Over the decades, fairy houses—whether to allow them, for instance, has been a controversy on some Maine islands, including Monhegan. (Wall Street Journal covered this story in 1999, along with several Maine newspapers). I have found fairy houses on over 60 of Maine’s islands, and have built them over the years in many “secret” locations throughout Maine. Every mother I met on the islands I visited believed that her children originated the fairy house idea but this is actually a centuries old tradition in some parts of the world. I have also witnessed as competitive parents stabilized their kids’ gnome homes with hot glue guns, duct tape and staples. In this case, the structure was really built in a workshop at home, then transplanted to the base of a tree. Generally, fairy houses are not permanent structures; they last until the end of summer or fall, then disintegrate during a typical rainstorm. In places where there are anti-fairy house forces, such as groups of people called, “Stompers,” sometimes the gnome home lasts only until it is discovered, which is why it is important to build anonymously, minimally and somewhere hidden. In other communities, fairy houses are enjoyed and even maintained by people—or gnomes—who can say for sure—and can last decades.

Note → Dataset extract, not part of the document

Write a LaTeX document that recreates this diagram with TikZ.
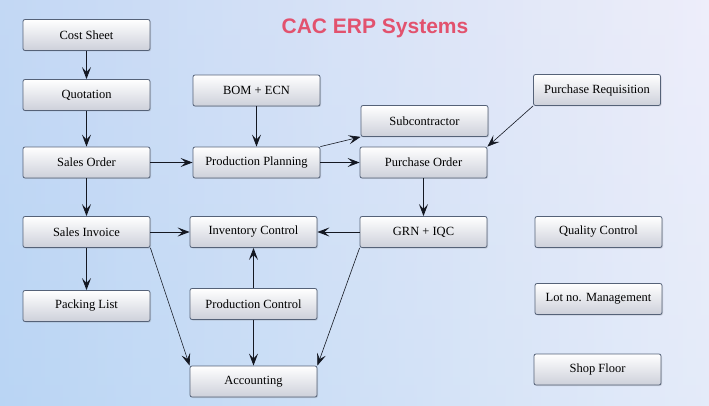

This week I helped teach local fourth-graders how to build “eco-friendly” fairy houses in Black Brook Preserve here in Windham, Maine. I’ve developed worksheets and taught elementary school kids how to think about fairy houses, or gnome homes, in an eco-friendly way. In fact, I became a sort of expert in the topic after completing a year-long project at College of the Atlantic. I visited over 25 Maine islands and researched the fairy house tradition on the Maine coast, and then wrote my college senior thesis on the ecological, political and historical aspects of the long-held tradition.